**SET TASK:** Only the lines from the start of the data to the line containing "(0,0) rectangle (792,385);", both included, should be output, exactly and without pictures.
⁂
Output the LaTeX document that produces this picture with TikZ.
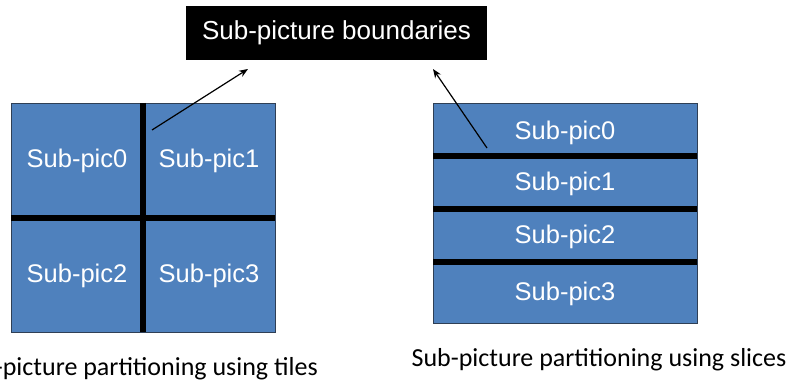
\documentclass[tikz,border=0pt]{standalone}
\usepackage{fontspec}
\setmainfont{Carlito}
\newfontfamily\labelfont{Liberation Sans}
\usetikzlibrary{arrows.meta}
\definecolor{picblue}{HTML}{4F81BD}
\definecolor{picedge}{HTML}{2F3F55}
\tikzset{
  subpic/.style={fill=picblue, draw=picedge, line width=0.8pt},
  boundary/.style={line width=6pt, black},
  piclabel/.style={font=\labelfont\fontsize{25.5}{30}\selectfont, text=white, inner sep=0pt},
  caption/.style={font=\fontsize{26}{31}\selectfont, inner sep=0pt},
  pointer/.style={line width=1.2pt, -{Stealth[length=9pt,width=7pt]}}
}
\begin{document}
\begin{tikzpicture}[x=1pt, y=-1pt]
\useasboundingbox (0,0) rectangle (792,385);

% title box
\node[fill=black, minimum width=301pt, minimum height=54pt, inner sep=0pt,
      font=\labelfont\fontsize{26}{31}\selectfont, text=white] (title) at (336.5,33) {Sub-picture boundaries};

% tile partitioning
\fill[subpic] (11,103) rectangle (275,332);
\draw[boundary] (143,103) -- (143,332);
\draw[boundary] (11,218) -- (275,218);
\node[piclabel] (t0) at (77,161) {Sub-pic0};
\node[piclabel] (t1) at (209,161) {Sub-pic1};
\node[piclabel] (t2) at (77,276) {Sub-pic2};
\node[piclabel] (t3) at (209,276) {Sub-pic3};
\node[caption, anchor=base east] (capt) at (318,375) {Sub-picture partitioning using tiles};

% slice partitioning
\fill[subpic] (433,103) rectangle (697,323);
\draw[boundary] (433,156) -- (697,156);
\draw[boundary] (433,209) -- (697,209);
\draw[boundary] (433,262) -- (697,262);
\node[piclabel] (s0) at (565,133) {Sub-pic0};
\node[piclabel] (s1) at (565,184) {Sub-pic1};
\node[piclabel] (s2) at (565,237) {Sub-pic2};
\node[piclabel] (s3) at (565,294) {Sub-pic3};
\node[caption, anchor=base] (caps) at (599,366) {Sub-picture partitioning using slices};

% pointers to the boundaries
\coordinate (tileb) at (152,130);
\coordinate (sliceb) at (487,148);
\coordinate (tipl) at (248,69);
\coordinate (tipr) at (433,69);
\draw[pointer] (tileb) -- (tipl);
\draw[pointer] (sliceb) -- (tipr);
\end{tikzpicture}
\end{document}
⁂
**ANSWER TO THE EXERCISE:**
Output the LaTeX document that produces this picture with TikZ.
\documentclass[tikz,border=0pt]{standalone}
\usepackage{fontspec}
\setmainfont{Carlito}
\newfontfamily\labelfont{Liberation Sans}
\usetikzlibrary{arrows.meta}
\definecolor{picblue}{HTML}{4F81BD}
\definecolor{picedge}{HTML}{2F3F55}
\tikzset{
  subpic/.style={fill=picblue, draw=picedge, line width=0.8pt},
  boundary/.style={line width=6pt, black},
  piclabel/.style={font=\labelfont\fontsize{25.5}{30}\selectfont, text=white, inner sep=0pt},
  caption/.style={font=\fontsize{26}{31}\selectfont, inner sep=0pt},
  pointer/.style={line width=1.2pt, -{Stealth[length=9pt,width=7pt]}}
}
\begin{document}
\begin{tikzpicture}[x=1pt, y=-1pt]
\useasboundingbox (0,0) rectangle (792,385);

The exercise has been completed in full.